Il film si apre sull’attentato (quasi sicuramente si trattò di questo) subìto dal segretario comunista durante una visita in Bulgaria, nel 1973. Nel Paese più pedissequamente allineato a Mosca, è del tutto verosimile che si tentasse di far fuori il maggiore esponente dell’“eurocomunismo”, cioè di una linea “revisionista” di avanzamento verso il socialismo nella libertà e nella democrazia. Ma Berlinguer scelse di non drammatizzare, per salvaguardare l’unità del partito e il culto che la sua base tributava ancora ai Paesi dell’Est.
Sono letti da Germano, fuori campo, passi rilevanti dei due famosi articoli su “Rinascita” (1973) che il segretario comunista dedicò al golpe cileno, quelli in cui per la prima volta è avanzata la proposta del “compromesso storico” (nemmeno con il 51% si governa, è necessaria un’alleanza più ampia delle forze popolari: ma qui Berlinguer omise di dire che quello di Allende, in Cile, era un governo di minoranza, che non ebbe mai il 51% dei voti).
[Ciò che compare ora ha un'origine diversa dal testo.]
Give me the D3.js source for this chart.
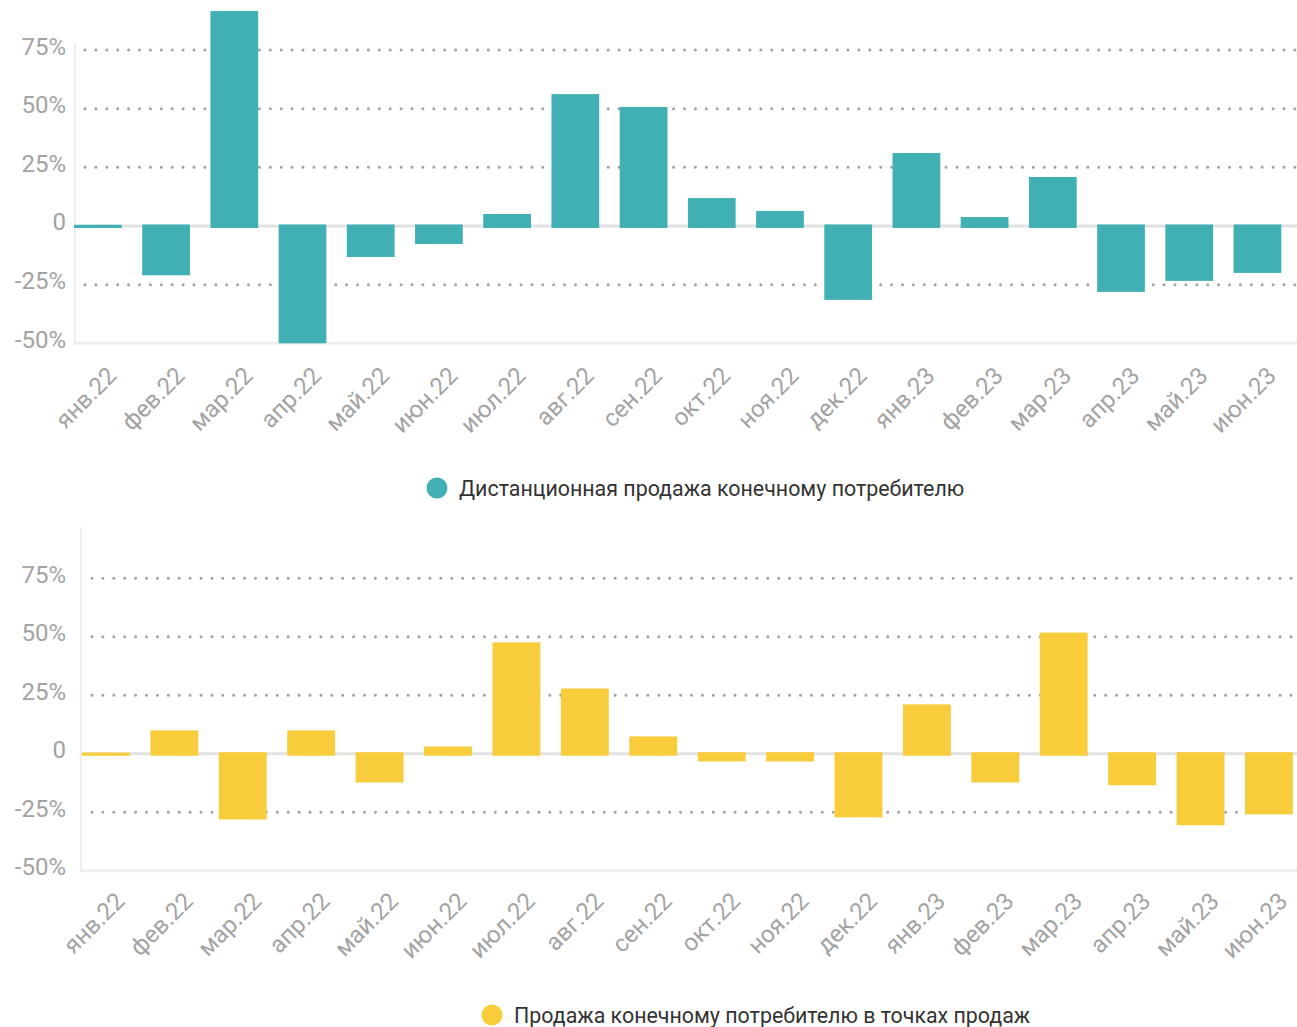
<!DOCTYPE html>
<html>
<head>
<meta charset="utf-8">
<script src="https://cdn.jsdelivr.net/npm/d3@7"></script>
<style>
  body { margin: 0; background: #fff; }
  svg { display: block; font-family: Roboto, "Noto Sans", sans-serif; }
</style>
</head>
<body>
<div class="chart"></div>
<script>
var months = ['янв.22', 'фев.22', 'мар.22', 'апр.22', 'май.22', 'июн.22', 'июл.22', 'авг.22', 'сен.22',
    'окт.22', 'ноя.22', 'дек.22', 'янв.23', 'фев.23', 'мар.23', 'апр.23', 'май.23', 'июн.23'];

var remoteSales = [0.5, -21, 91.6, -50, -13.2, -7.7, 5.1, 56.2, 50.7,
    11.9, 6.4, -31.5, 31.1, 3.8, 20.9, -28.1, -23.4, -20];

var storeSales = [0.5, 10, -28.1, 10, -12.3, 3.1, 47.6, 27.9, 7.4,
    -3.3, -3.3, -27.2, 21.1, -12.3, 51.8, -13.5, -30.6, -25.9];

var yTicks = [-50, -25, 0, 25, 50, 75];
var gridTicks = [-25, 25, 50, 75];

var width = 1297, height = 1027;

var svg = d3.select('.chart')
    .append('svg')
    .attr('width', width)
    .attr('height', height)

function drawPanel(cfg) {
    var g = svg.append('g')

    var y = d3.scaleLinear()
        .domain([-50, 75])
        .range([cfg.bottom, cfg.top75])

    var x = d3.scaleBand()
        .domain(months)
        .range([cfg.barStart, width])
        .paddingInner(0.3)
        .paddingOuter(cfg.outer)
        .align(0)

    // dotted grid
    g.selectAll('.grid')
        .data(gridTicks)
        .enter()
        .append('line')
        .attr('x1', cfg.axisX + cfg.gridOffset)
        .attr('x2', width)
        .attr('y1', d => y(d))
        .attr('y2', d => y(d))
        .style('stroke', '#a0a0a0')
        .style('stroke-width', 3)
        .style('stroke-linecap', 'round')
        .style('stroke-dasharray', '0 10.9')

    // zero line
    g.append('line')
        .attr('x1', cfg.axisX)
        .attr('x2', width)
        .attr('y1', y(0))
        .attr('y2', y(0))
        .style('stroke', '#e2e2e2')
        .style('stroke-width', 3)

    // axis frame
    g.append('line')
        .attr('x1', cfg.axisX)
        .attr('x2', width)
        .attr('y1', y(-50))
        .attr('y2', y(-50))
        .style('stroke', '#eeeeee')
        .style('stroke-width', 3)
    g.append('line')
        .attr('x1', cfg.axisX)
        .attr('x2', cfg.axisX)
        .attr('y1', cfg.axisTop)
        .attr('y2', y(-50) + 1.5)
        .style('stroke', '#eeeeee')
        .style('stroke-width', 2)

    // bars
    g.selectAll('.bar')
        .data(cfg.values)
        .enter()
        .append('rect')
        .attr('x', (d, i) => x(months[i]))
        .attr('width', x.bandwidth())
        .attr('y', d => d >= 0 ? y(d) : y(0) - 1.5)
        .attr('height', d => d >= 0 ? y(0) + 2 - y(d) : y(d) - y(0) + 1.5)
        .style('fill', cfg.color)

    // y labels
    g.selectAll('.ylab')
        .data(yTicks)
        .enter()
        .append('text')
        .attr('x', 66)
        .attr('y', d => y(d) + 4.5)
        .attr('text-anchor', 'end')
        .style('font-size', '24px')
        .style('fill', '#a3a3a3')
        .text(d => d === 0 ? '0' : d + '%')

    // x labels
    g.selectAll('.xlab')
        .data(months)
        .enter()
        .append('text')
        .attr('text-anchor', 'end')
        .attr('transform', d => 'translate(' + (x(d) + x.bandwidth() / 2 + 20) + ',' + (y(-50) + cfg.labelDrop) + ') rotate(-45)')
        .style('font-size', '24px')
        .style('fill', '#a3a3a3')
        .text(d => d)

    // legend
    var leg = g.append('g')
        .attr('transform', 'translate(' + cfg.legendX + ',' + cfg.legendY + ')')
    leg.append('circle')
        .attr('cx', 0)
        .attr('cy', 0)
        .attr('r', 10.5)
        .style('fill', cfg.color)
    leg.append('text')
        .attr('x', 22)
        .attr('y', 7.5)
        .style('font-size', '21.4px')
        .style('fill', '#333')
        .text(cfg.name)
}

drawPanel({
    values: remoteSales,
    color: '#40b0b4',
    name: 'Дистанционная продажа конечному потребителю',
    top75: 50, bottom: 343.3,
    axisX: 75, axisTop: 43, gridOffset: 10,
    barStart: 74, outer: 0.115,
    labelDrop: 34,
    legendX: 437, legendY: 488
})

drawPanel({
    values: storeSales,
    color: '#f8cc3a',
    name: 'Продажа конечному потребителю в точках продаж',
    top75: 578.3, bottom: 870.7,
    axisX: 81, axisTop: 527, gridOffset: 11,
    barStart: 82, outer: 0.03,
    labelDrop: 32,
    legendX: 492, legendY: 1015
})
</script>
</body>
</html>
Così l’alleanza con i cattolici – che significava poi con la Democrazia cristiana – sarebbe stato il nerbo di una strategia che avrebbe dovuto portare il Paese non solo fuori dalla crisi (l’inflazione, le minacce di colpo di Stato, e perfino un terrorismo di sinistra che nessuno aveva messo nel conto), ma anche a delle riforme di fondo – quelle per le quali già il Psi si era impegnato, nei primi anni Sessanta, durante il suo periodo iniziale di collaborazione con la Dc, e che si erano risolte nella sua completa subalternità in virtù della solita minaccia autoritaria (proveniente allora addirittura dal presidente della Repubblica, Antonio Segni).
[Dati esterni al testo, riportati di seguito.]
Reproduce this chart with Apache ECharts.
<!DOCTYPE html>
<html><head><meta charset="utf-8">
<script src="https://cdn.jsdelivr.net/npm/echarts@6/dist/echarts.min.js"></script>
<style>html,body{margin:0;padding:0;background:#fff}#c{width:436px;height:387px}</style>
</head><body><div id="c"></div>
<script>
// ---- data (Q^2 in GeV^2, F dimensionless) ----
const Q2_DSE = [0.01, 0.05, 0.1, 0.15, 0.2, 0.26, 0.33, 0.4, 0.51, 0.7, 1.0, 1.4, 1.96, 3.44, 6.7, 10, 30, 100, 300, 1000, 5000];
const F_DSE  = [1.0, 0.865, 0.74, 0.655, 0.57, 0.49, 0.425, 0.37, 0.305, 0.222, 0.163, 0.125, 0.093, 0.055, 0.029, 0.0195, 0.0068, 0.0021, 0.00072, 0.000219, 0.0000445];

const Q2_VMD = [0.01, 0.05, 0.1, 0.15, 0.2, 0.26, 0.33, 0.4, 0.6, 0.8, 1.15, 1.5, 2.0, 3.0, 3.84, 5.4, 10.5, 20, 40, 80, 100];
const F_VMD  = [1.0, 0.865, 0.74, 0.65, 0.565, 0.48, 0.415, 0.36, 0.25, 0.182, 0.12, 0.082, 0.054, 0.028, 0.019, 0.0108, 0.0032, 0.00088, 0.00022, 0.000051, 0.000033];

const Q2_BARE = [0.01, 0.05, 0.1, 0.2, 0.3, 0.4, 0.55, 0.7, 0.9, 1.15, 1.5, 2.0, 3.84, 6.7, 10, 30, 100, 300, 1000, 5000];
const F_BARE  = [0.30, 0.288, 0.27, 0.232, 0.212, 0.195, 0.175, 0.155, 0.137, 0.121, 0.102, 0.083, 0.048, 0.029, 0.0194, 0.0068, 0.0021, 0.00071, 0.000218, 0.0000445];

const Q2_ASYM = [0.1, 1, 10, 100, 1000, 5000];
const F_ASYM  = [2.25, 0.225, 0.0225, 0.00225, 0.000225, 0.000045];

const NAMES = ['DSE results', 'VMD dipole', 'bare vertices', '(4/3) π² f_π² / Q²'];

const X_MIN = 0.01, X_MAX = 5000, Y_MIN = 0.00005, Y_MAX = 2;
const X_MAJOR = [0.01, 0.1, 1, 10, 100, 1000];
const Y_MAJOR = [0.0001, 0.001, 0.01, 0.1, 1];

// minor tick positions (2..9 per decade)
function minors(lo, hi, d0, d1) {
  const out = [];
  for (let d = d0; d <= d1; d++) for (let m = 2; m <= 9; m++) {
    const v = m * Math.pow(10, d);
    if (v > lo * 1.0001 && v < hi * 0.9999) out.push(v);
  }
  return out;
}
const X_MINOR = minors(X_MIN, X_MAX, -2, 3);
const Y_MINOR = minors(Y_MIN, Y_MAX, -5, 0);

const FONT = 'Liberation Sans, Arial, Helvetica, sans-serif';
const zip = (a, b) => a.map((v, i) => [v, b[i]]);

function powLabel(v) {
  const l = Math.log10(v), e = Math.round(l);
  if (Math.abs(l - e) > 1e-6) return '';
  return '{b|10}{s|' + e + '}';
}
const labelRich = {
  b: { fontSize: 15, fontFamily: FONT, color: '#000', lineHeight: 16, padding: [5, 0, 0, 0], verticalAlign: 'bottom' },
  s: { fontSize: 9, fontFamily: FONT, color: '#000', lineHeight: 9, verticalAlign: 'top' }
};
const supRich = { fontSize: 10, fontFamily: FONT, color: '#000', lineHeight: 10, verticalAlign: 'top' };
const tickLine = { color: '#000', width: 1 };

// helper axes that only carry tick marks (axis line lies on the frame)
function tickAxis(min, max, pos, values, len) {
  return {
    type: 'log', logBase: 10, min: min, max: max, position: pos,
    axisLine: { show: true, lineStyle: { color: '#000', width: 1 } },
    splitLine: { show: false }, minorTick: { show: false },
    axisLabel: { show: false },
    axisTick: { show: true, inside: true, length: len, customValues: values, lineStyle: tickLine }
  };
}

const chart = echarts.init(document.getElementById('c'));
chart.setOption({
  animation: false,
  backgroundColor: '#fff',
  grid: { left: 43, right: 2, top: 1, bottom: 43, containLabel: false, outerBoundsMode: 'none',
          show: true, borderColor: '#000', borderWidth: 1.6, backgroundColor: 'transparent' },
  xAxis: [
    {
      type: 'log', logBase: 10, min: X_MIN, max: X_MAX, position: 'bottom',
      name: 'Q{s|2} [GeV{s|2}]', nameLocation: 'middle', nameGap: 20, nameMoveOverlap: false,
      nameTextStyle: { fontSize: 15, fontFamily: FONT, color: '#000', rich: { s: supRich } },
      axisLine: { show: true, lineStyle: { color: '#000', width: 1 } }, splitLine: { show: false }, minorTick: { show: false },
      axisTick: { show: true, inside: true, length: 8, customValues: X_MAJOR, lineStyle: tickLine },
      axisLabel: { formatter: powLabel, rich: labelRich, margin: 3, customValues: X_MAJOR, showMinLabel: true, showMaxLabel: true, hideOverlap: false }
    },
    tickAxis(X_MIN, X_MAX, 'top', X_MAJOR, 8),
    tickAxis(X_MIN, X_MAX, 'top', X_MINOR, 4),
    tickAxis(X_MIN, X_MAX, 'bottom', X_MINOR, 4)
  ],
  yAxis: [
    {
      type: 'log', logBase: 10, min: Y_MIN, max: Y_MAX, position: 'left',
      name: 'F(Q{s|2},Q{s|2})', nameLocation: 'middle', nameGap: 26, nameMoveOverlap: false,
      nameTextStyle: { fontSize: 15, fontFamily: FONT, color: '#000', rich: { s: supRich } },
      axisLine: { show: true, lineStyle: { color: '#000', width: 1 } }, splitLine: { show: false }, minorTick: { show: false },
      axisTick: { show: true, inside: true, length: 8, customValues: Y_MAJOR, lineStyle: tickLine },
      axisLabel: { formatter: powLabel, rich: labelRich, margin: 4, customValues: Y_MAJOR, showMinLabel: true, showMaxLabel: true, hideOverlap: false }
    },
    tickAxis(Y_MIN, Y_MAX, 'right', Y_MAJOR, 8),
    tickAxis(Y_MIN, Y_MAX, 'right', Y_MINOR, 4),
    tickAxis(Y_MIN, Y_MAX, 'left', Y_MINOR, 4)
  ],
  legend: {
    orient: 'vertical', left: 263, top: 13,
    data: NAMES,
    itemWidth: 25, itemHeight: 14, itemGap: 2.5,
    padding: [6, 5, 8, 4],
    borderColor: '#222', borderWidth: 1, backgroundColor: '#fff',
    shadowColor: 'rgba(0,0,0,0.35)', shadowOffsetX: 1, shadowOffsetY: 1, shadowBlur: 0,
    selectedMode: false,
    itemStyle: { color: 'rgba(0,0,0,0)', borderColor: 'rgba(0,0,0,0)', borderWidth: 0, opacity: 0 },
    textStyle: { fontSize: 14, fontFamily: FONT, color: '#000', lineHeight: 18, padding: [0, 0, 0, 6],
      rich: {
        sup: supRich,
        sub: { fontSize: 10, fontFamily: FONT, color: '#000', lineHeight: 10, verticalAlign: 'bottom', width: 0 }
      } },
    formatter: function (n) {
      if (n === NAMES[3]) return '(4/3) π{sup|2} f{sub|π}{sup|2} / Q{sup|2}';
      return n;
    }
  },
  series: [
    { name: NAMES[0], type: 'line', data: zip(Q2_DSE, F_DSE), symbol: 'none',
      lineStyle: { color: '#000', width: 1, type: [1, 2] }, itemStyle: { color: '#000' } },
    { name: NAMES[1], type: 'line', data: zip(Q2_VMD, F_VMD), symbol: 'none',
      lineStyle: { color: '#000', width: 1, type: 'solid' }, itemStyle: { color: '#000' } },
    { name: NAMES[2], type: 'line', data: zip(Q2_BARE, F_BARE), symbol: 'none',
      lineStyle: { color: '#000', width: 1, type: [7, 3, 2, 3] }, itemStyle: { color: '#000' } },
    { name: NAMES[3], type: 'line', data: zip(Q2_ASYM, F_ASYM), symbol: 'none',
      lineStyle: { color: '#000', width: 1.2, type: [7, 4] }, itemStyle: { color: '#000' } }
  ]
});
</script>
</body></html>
Come il seguito della storia dimostrò – e il film affronta questo nodo dal punto di vista del segretario del Pci, ossessionato dal timore che lui stesso potesse essere rapito finendo, come Moro, col volere trattare con i rapitori – non più la minaccia di un colpo di Stato, ma proprio l’eliminazione fisica del presidente della Dc intervenne a togliere di mezzo, nel 1978, qualsiasi ipotesi di riforma del Paese. Non si sarebbe trattato di una transizione né di introdurre “elementi di socialismo” (espressione berlingueriana che nel film non viene ripresa), ma semplicemente dell’apertura di un sistema politico. L’Italia si trascinerà così fino a Tangentopoli, e, di passaggio in passaggio, fino a quel berlusconismo postfascista o postfascismo berlusconiano che abbiamo sotto gli occhi.
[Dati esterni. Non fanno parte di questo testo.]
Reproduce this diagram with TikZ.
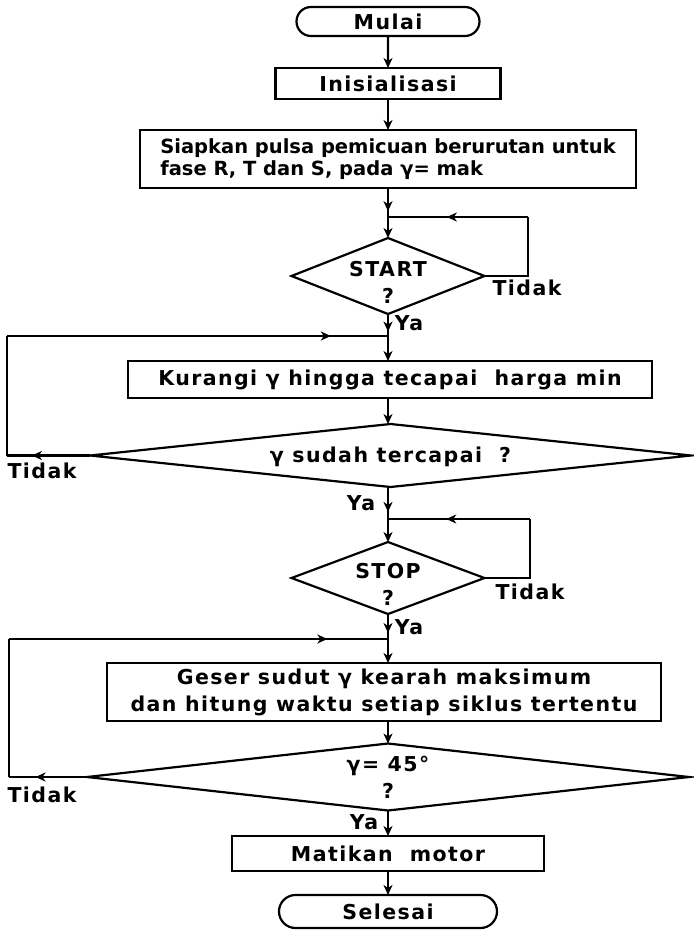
\documentclass[tikz,border=0pt]{standalone}
\usepackage{fontspec}
\newfontfamily\fA{DejaVu Sans}[LetterSpace=7]
\newfontfamily\fS{DejaVu Sans}
\usetikzlibrary{shapes.geometric,shapes.misc,arrows.meta,decorations.markings}
\newcommand\dtext[2][-4pt]{\smash{\makebox[0pt]{\raisebox{#1}{\begin{tabular}{@{}c@{}}#2\end{tabular}}}}}
\tikzset{
  ln/.style={line width=2.2pt, draw=black},
  arr/.style={ln, -{Stealth[length=10pt,width=9pt,inset=3pt]}},
  midarrow/.style={postaction={decorate}, decoration={markings, mark=at position #1 with {\arrow{Stealth[length=10pt,width=9pt,inset=3pt]}}}},
  txt/.style={font=\fA\bfseries\fontsize{20.5}{27}\selectfont},
  box/.style={txt, draw, line width=2.2pt, rectangle, inner sep=0pt, outer sep=0pt, align=center},
  term/.style={txt, draw, line width=2.2pt, rounded rectangle, inner sep=0pt, outer sep=0pt, align=center},
  dia/.style={txt, draw, line width=2.2pt, diamond, inner sep=0pt, outer sep=0pt},
  lbl/.style={txt, inner sep=0pt}
}
\begin{document}
\begin{tikzpicture}[x=1pt,y=-1pt]
\useasboundingbox (0,0) rectangle (694,938);
% nodes
\node[term, minimum width=183pt, minimum height=29pt] (mulai) at (388,21.5) {Mulai};
\node[box, minimum width=225pt, minimum height=31pt] (init) at (388,83.5) {Inisialisasi};
\node[box, minimum width=496pt, minimum height=58pt, align=left, font=\fS\bfseries\fontsize{19.5}{22.5}\selectfont] (siap) at (388,159) {Siapkan pulsa pemicuan berurutan untuk\\fase R, T dan S, pada γ= mak};
\coordinate (j1) at (388,217);
\node[dia, minimum width=193pt, minimum height=76pt] (start) at (388,276) {\dtext[-14pt]{START\\?}};
\coordinate (r1) at (528,217);
\node[lbl] (tid1) at (527,288) {Tidak};
\node[lbl] (ya1) at (409,323) {Ya};
\coordinate (j2) at (388,336);
\node[box, minimum width=524pt, minimum height=37pt] (kur) at (390,379.5) {Kurangi γ hingga tecapai~ harga min};
\node[dia, minimum width=601pt, minimum height=63pt] (d2) at (390.5,455.5) {\dtext[-7pt]{γ sudah tercapai ~?}};
\coordinate (c1) at (7,455.5);
\coordinate (c2) at (7,336);
\node[lbl] (tid2) at (42,471) {Tidak};
\node[lbl] (ya2) at (361,503) {Ya};
\coordinate (j3) at (388,519);
\node[dia, minimum width=193pt, minimum height=72pt] (stop) at (388,578) {\dtext[-14pt]{STOP\\?}};
\coordinate (r3) at (530,519);
\node[lbl] (tid3) at (530,592) {Tidak};
\node[lbl] (ya3) at (409,627) {Ya};
\coordinate (j4) at (388,639);
\node[box, minimum width=554pt, minimum height=58pt] (geser) at (384,692) {Geser sudut γ kearah maksimum\\dan hitung waktu setiap siklus tertentu};
\node[dia, minimum width=602pt, minimum height=67pt] (d4) at (388,777) {\dtext[-7.5pt]{γ= 45°\\?}};
\coordinate (c3) at (9,777);
\coordinate (c4) at (9,639);
\node[lbl] (tid4) at (42,795) {Tidak};
\node[lbl] (ya4) at (364,822) {Ya};
\node[box, minimum width=312pt, minimum height=35pt] (mat) at (388,853.5) {Matikan~ motor};
\node[term, minimum width=218pt, minimum height=33pt] (sel) at (388,911.5) {Selesai};
% connectors
\draw[arr] (mulai) -- (init);
\draw[arr] (init) -- (siap);
\draw[ln, midarrow=0.8] (siap.south -| j1) -- (j1);
\draw[arr] (j1) -- (start.north);
\draw[ln] (start.east) -| (r1);
\draw[ln, midarrow=0.58] (r1) -- (j1);
\draw[ln, midarrow=0.8] (start.south) -- (j2);
\draw[arr] (j2) -- (j2 |- kur.north);
\draw[arr] (j2 |- kur.south) -- (j2 |- d2.north);
\draw[ln, midarrow=0.7] (d2.west) -- (c1);
\draw[ln] (c1) -- (c2);
\draw[ln, midarrow=0.85] (c2) -- (j2);
\draw[ln, midarrow=0.78] (j3 |- d2.south) -- (j3);
\draw[arr] (j3) -- (stop.north);
\draw[ln] (stop.east) -| (r3);
\draw[ln, midarrow=0.59] (r3) -- (j3);
\draw[ln, midarrow=0.76] (stop.south) -- (j4);
\draw[arr] (j4) -- (j4 |- geser.north);
\draw[arr] (j4 |- geser.south) -- (d4.north);
\draw[ln, midarrow=0.66] (d4.west) -- (c3);
\draw[ln] (c3) -- (c4);
\draw[ln, midarrow=0.84] (c4) -- (j4);
\draw[arr] (d4.south) -- (mat.north);
\draw[arr] (mat) -- (sel);
\end{tikzpicture}
\end{document}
Di Berlinguer infine cosa dire? Fu una specie di “italo Amleto”, né filosovietico né collocabile nel socialismo europeo. Di certo, però, non fu aiutato dalla situazione internazionale, che era quella della guerra fredda. E a veder bene neppure da una particolare sagacia nella scelta delle parole d’ordine: basti pensare che quell’“alternativa democratica”, che propose dopo l’impasse in cui era finito il breve periodo di collaborazione con la Dc, andava probabilmente lanciata prima, a metà dei Settanta, quando il Pci raggiungeva quasi il 35% dei consensi; e l’altra, quella del “compromesso” storico o non storico che a quel punto sarebbe stato, quando invece i voti avevano cominciato a calare.